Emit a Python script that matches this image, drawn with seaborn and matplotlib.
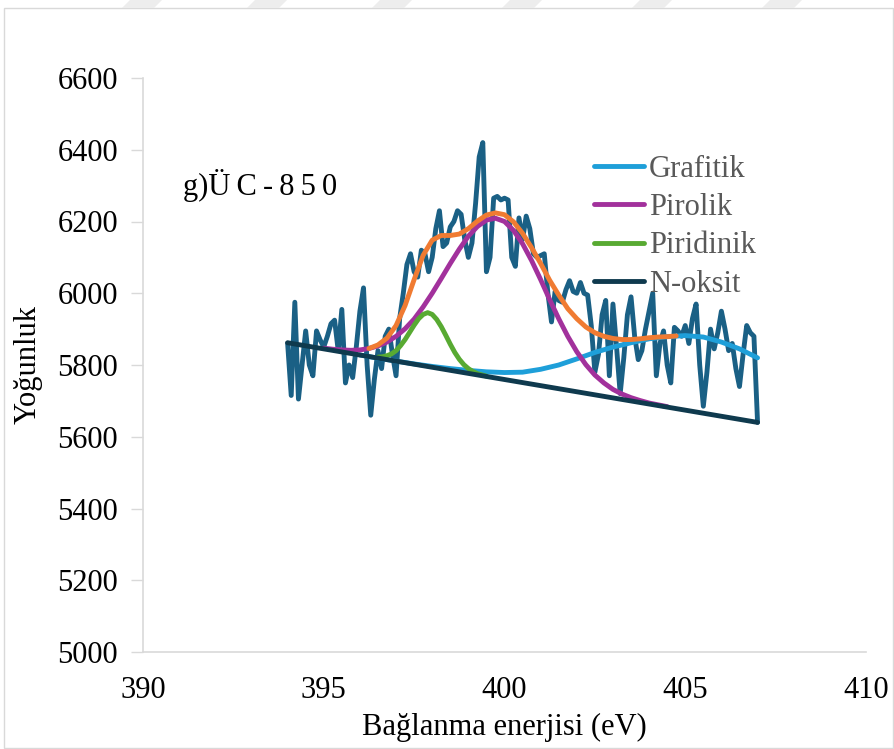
import matplotlib
matplotlib.use("Agg")
import matplotlib.pyplot as plt
from matplotlib.lines import Line2D
from matplotlib.patches import Rectangle, Polygon
import pandas as pd
import seaborn as sns

# Measured N 1s spectrum (binding energy in eV, counts)
energy = [
    394.0, 394.1, 394.2, 394.3, 394.4, 394.5, 394.6, 394.7, 394.8, 394.9,
    395.0, 395.1, 395.2, 395.3, 395.4, 395.5, 395.6, 395.7, 395.8, 395.9,
    396.0, 396.1, 396.2, 396.3, 396.4, 396.5, 396.6, 396.7, 396.8, 396.9,
    397.0, 397.1, 397.2, 397.3, 397.4, 397.5, 397.6, 397.7, 397.8, 397.9,
    398.0, 398.1, 398.2, 398.3, 398.4, 398.5, 398.6, 398.7, 398.8, 398.9,
    399.0, 399.1, 399.2, 399.3, 399.4, 399.5, 399.6, 399.7, 399.8, 399.9,
    400.0, 400.1, 400.2, 400.3, 400.4, 400.5, 400.6, 400.7, 400.8, 400.9,
    401.0, 401.1, 401.2, 401.3, 401.4, 401.5, 401.6, 401.7, 401.8, 401.9,
    402.0, 402.1, 402.2, 402.3, 402.4, 402.5, 402.6, 402.7, 402.8, 402.9,
    403.0, 403.1, 403.2, 403.3, 403.4, 403.5, 403.6, 403.7, 403.8, 403.9,
    404.0, 404.1, 404.2, 404.3, 404.4, 404.5, 404.6, 404.7, 404.8, 404.9,
    405.0, 405.1, 405.2, 405.3, 405.4, 405.5, 405.6, 405.7, 405.8, 405.9,
    406.0, 406.1, 406.2, 406.3, 406.4, 406.5, 406.6, 406.7, 406.8, 406.9,
    407.0,
]
intensity = [
    5861, 5715, 5975, 5705, 5800, 5895, 5800, 5770, 5895, 5870,
    5850, 5880, 5915, 5925, 5840, 5955, 5750, 5800, 5765, 5850,
    5950, 6015, 5800, 5660, 5760, 5840, 5790, 5880, 5900, 5830,
    5770, 5930, 6000, 6080, 6110, 6060, 6045, 6120, 6110, 6060,
    6100, 6180, 6230, 6130, 6140, 6185, 6200, 6230, 6220, 6150,
    6100, 6140, 6250, 6380, 6420, 6060, 6100, 6265, 6270, 6260,
    6265, 6260, 6100, 6075, 6210, 6150, 6215, 6180, 6110, 6100,
    6105, 6110, 6000, 5920, 6005, 5980, 5975, 6010, 6035, 6005,
    6000, 6030, 6000, 5995, 5910, 5780, 5830, 5940, 5980, 5770,
    5970, 5850, 5720, 5820, 5940, 5990, 5880, 5815, 5840, 5900,
    5950, 6000, 5770, 5860, 5895, 5800, 5750, 5905, 5895, 5880,
    5910, 5860, 5930, 5970, 5800, 5685, 5780, 5900, 5845, 5890,
    5950, 5900, 5840, 5860, 5790, 5740, 5830, 5910, 5890, 5880,
    5640,
]

# Fitted components
grafitik_x = [396.0, 396.5, 397.0, 397.5, 398.0, 398.5, 399.0, 399.5, 400.0, 400.5,
              401.0, 401.5, 402.0, 402.5, 403.0, 403.5, 404.0, 404.5, 405.0, 405.5,
              406.0, 406.5, 407.0]
grafitik_y = [5828, 5819, 5811, 5803, 5796, 5790, 5785, 5781, 5779, 5780,
              5788, 5800, 5817, 5835, 5850, 5862, 5873, 5879, 5882, 5878,
              5864, 5845, 5820]

pirolik_x = [395.0, 395.25, 395.5, 395.75, 396.0, 396.25, 396.5, 396.75, 397.0, 397.25,
             397.5, 397.75, 398.0, 398.25, 398.5, 398.75, 399.0, 399.25, 399.5, 399.75,
             400.0, 400.25, 400.5, 400.75, 401.0, 401.25, 401.5, 401.75, 402.0, 402.25,
             402.5, 402.75, 403.0, 403.25, 403.5, 403.75, 404.0, 404.25, 404.5]
pirolik_y = [5847, 5844, 5842, 5841, 5842, 5846, 5853, 5864, 5880, 5901,
             5928, 5962, 6000, 6041, 6083, 6123, 6159, 6186, 6204, 6209,
             6200, 6175, 6138, 6091, 6038, 5982, 5929, 5880, 5837, 5801,
             5772, 5750, 5732, 5719, 5709, 5701, 5694, 5689, 5684]

piridinik_x = [396.5, 396.625, 396.75, 396.875, 397.0, 397.125, 397.25, 397.375, 397.5, 397.625,
               397.75, 397.875, 398.0, 398.125, 398.25, 398.375, 398.5, 398.625, 398.75, 398.875,
               399.0, 399.125, 399.25, 399.5]
piridinik_y = [5822, 5823, 5826, 5831, 5840, 5854, 5871, 5891, 5911, 5929,
               5941, 5946, 5941, 5927, 5907, 5883, 5858, 5835, 5816, 5801,
               5790, 5782, 5776, 5769]

noksit_x = [394.0, 407.0]
noksit_y = [5862, 5640]

zarf_x = [396.25, 396.5, 396.75, 397.0, 397.25, 397.5, 397.75, 398.0, 398.25, 398.5,
          398.75, 399.0, 399.25, 399.5, 399.75, 400.0, 400.25, 400.5, 400.75, 401.0,
          401.25, 401.5, 401.75, 402.0, 402.25, 402.5, 402.75, 403.0, 403.25, 403.5,
          403.75, 404.0, 404.25, 404.5, 404.75]
zarf_y = [5846, 5856, 5875, 5910, 5966, 6038, 6106, 6148, 6161, 6161,
          6165, 6180, 6201, 6218, 6224, 6219, 6199, 6167, 6127, 6083,
          6036, 5995, 5957, 5929, 5906, 5890, 5880, 5874, 5871, 5871,
          5873, 5876, 5878, 5879, 5881]

x_ticks = [390, 395, 400, 405, 410]
y_ticks = [5000, 5200, 5400, 5600, 5800, 6000, 6200, 6400, 6600]

sns.set_theme(style="white")
plt.rcParams["font.family"] = ["Liberation Serif", "DejaVu Serif"]
FS = 22

fig = plt.figure(figsize=(8.94, 7.49), dpi=100)
ax = fig.add_axes([143 / 894, 1 - 652 / 749, (866 - 143) / 894, (652 - 78) / 749])

c_data = "#1A6085"
c_graf = "#1E9FD9"
c_piro = "#A2319C"
c_piri = "#58AA32"
c_nok = "#0F3A4E"
c_zarf = "#F07B32"
lw = 3.5

def draw(xs, ys, color, z):
    df = pd.DataFrame({"x": xs, "y": ys})
    sns.lineplot(data=df, x="x", y="y", ax=ax, color=color, linewidth=lw,
                 sort=False, estimator=None, zorder=z, legend=False)
    ax.lines[-1].set_solid_capstyle("round")
    ax.lines[-1].set_solid_joinstyle("round")

draw(energy, intensity, c_data, 2)
draw(grafitik_x, grafitik_y, c_graf, 3)
draw(pirolik_x, pirolik_y, c_piro, 4)
draw(piridinik_x, piridinik_y, c_piri, 5)
draw(noksit_x, noksit_y, c_nok, 6)
draw(zarf_x, zarf_y, c_zarf, 7)

ax.set_xlim(390, 410)
ax.set_ylim(5000, 6600)
ax.set_xticks(x_ticks)
ax.set_yticks(y_ticks)
ax.set_xticklabels([str(v) for v in x_ticks])
ax.set_yticklabels([str(v) for v in y_ticks])
ax.tick_params(axis="x", length=0, pad=17, labelsize=FS, labelcolor="black")
ax.tick_params(axis="y", length=9, width=1, color="#D9D9D9", pad=9,
               labelsize=FS, labelcolor="black", left=True)

for side in ["top", "right"]:
    ax.spines[side].set_visible(False)
for side in ["left", "bottom"]:
    ax.spines[side].set_color("#D9D9D9")
    ax.spines[side].set_linewidth(1.2)

ax.set_xlabel("Bağlanma enerjisi (eV)", fontsize=FS, color="black")
ax.set_ylabel("Yoğunluk", fontsize=FS, color="black")
ax.xaxis.label.set_va("center")
ax.yaxis.label.set_va("center")
ax.xaxis.set_label_coords(0.5, (652 - 727) / 574)
ax.yaxis.set_label_coords((28 - 143) / 723, 0.5)

# sample label, letter-spaced with thin spaces
ax.text(391.1, 6300, "g)Ü\u2009C\u2009-\u20098\u20095\u20090", fontsize=FS,
        color="black", va="center", ha="left")

handles = [Line2D([0], [0], color=c, lw=lw, solid_capstyle="round")
           for c in [c_graf, c_piro, c_piri, c_nok]]
leg = ax.legend(handles, ["Grafitik", "Pirolik", "Piridinik", "N-oksit"],
                loc="upper left", bbox_to_anchor=((594 - 143) / 723, (652 - 155) / 574),
                frameon=False, fontsize=FS, handlelength=1.65, handletextpad=0.15,
                labelspacing=0.3, borderpad=0, borderaxespad=0)
for t in leg.get_texts():
    t.set_color("#595959")

# outer frame and faint header stripes
fig.patches.append(Rectangle((4 / 894, 1 / 749), 889 / 894, 740 / 749,
                             transform=fig.transFigure, fill=False,
                             edgecolor="#D9D9D9", linewidth=1.0))
for cx in [150, 275, 400, 530, 660, 790]:
    pts = [((cx - 20) / 894, 1.0), ((cx + 12) / 894, 1.0),
           ((cx + 4) / 894, 1 - 8 / 749), ((cx - 28) / 894, 1 - 8 / 749)]
    fig.patches.append(Polygon(pts, closed=True, transform=fig.transFigure,
                               facecolor="#EDEDED", edgecolor="none"))

fig.savefig("out.png", dpi=100, facecolor="white")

Problem: Please take the lines from the beginning of the data above through the line holding "import seaborn as sns" and transcribe them exactly, without any pictures.

Expected answer:
Emit a Python script that matches this image, drawn with seaborn and matplotlib.
import matplotlib
matplotlib.use("Agg")
import matplotlib.pyplot as plt
from matplotlib.lines import Line2D
from matplotlib.patches import Rectangle, Polygon
import pandas as pd
import seaborn as sns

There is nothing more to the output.